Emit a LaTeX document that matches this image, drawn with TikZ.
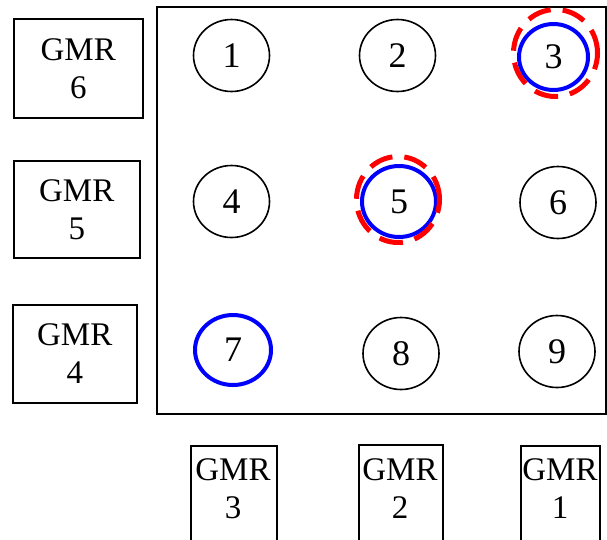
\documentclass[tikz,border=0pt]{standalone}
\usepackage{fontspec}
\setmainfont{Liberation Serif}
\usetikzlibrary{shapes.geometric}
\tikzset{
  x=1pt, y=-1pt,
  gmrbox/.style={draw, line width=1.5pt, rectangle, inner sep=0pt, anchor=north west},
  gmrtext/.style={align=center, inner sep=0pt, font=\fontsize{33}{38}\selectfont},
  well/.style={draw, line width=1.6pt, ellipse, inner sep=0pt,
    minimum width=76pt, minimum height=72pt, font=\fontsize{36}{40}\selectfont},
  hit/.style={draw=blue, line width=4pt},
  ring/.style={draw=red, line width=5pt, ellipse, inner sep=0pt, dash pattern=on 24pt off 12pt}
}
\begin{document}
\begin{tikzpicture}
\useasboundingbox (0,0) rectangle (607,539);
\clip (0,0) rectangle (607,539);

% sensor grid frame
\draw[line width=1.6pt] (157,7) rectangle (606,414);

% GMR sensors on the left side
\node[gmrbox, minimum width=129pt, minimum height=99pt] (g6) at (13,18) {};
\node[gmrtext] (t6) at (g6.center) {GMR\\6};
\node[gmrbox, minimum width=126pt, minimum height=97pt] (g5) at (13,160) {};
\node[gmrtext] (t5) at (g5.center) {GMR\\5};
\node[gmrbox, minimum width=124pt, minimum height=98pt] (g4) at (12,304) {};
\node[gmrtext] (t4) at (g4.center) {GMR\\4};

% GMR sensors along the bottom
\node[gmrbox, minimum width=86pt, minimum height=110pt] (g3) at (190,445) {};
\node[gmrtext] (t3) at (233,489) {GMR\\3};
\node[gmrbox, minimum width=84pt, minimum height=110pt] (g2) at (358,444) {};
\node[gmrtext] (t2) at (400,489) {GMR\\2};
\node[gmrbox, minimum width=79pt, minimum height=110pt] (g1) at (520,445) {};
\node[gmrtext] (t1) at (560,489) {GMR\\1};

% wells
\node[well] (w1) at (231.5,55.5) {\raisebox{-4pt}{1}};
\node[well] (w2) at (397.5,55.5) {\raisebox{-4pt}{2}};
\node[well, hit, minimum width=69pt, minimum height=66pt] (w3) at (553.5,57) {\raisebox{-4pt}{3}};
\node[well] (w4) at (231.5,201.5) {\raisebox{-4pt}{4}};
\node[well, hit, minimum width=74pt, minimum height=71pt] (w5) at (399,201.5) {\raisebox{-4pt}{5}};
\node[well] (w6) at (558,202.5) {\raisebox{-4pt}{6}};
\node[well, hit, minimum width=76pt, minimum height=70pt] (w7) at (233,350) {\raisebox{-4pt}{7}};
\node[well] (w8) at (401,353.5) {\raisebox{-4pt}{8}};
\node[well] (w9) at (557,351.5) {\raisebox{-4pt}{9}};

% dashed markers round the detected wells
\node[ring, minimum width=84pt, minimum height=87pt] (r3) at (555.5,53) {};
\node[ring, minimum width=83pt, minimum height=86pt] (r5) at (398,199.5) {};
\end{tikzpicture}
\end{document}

--------------------------------------------------

SET EXERCISE:
Begin at the top of the material above and output each line exactly, stopping after the line that holds "(157,7) rectangle (606,414);". Leave out pictures.

THE SOLUTION:
Emit a LaTeX document that matches this image, drawn with TikZ.
\documentclass[tikz,border=0pt]{standalone}
\usepackage{fontspec}
\setmainfont{Liberation Serif}
\usetikzlibrary{shapes.geometric}
\tikzset{
  x=1pt, y=-1pt,
  gmrbox/.style={draw, line width=1.5pt, rectangle, inner sep=0pt, anchor=north west},
  gmrtext/.style={align=center, inner sep=0pt, font=\fontsize{33}{38}\selectfont},
  well/.style={draw, line width=1.6pt, ellipse, inner sep=0pt,
    minimum width=76pt, minimum height=72pt, font=\fontsize{36}{40}\selectfont},
  hit/.style={draw=blue, line width=4pt},
  ring/.style={draw=red, line width=5pt, ellipse, inner sep=0pt, dash pattern=on 24pt off 12pt}
}
\begin{document}
\begin{tikzpicture}
\useasboundingbox (0,0) rectangle (607,539);
\clip (0,0) rectangle (607,539);

% sensor grid frame
\draw[line width=1.6pt] (157,7) rectangle (606,414);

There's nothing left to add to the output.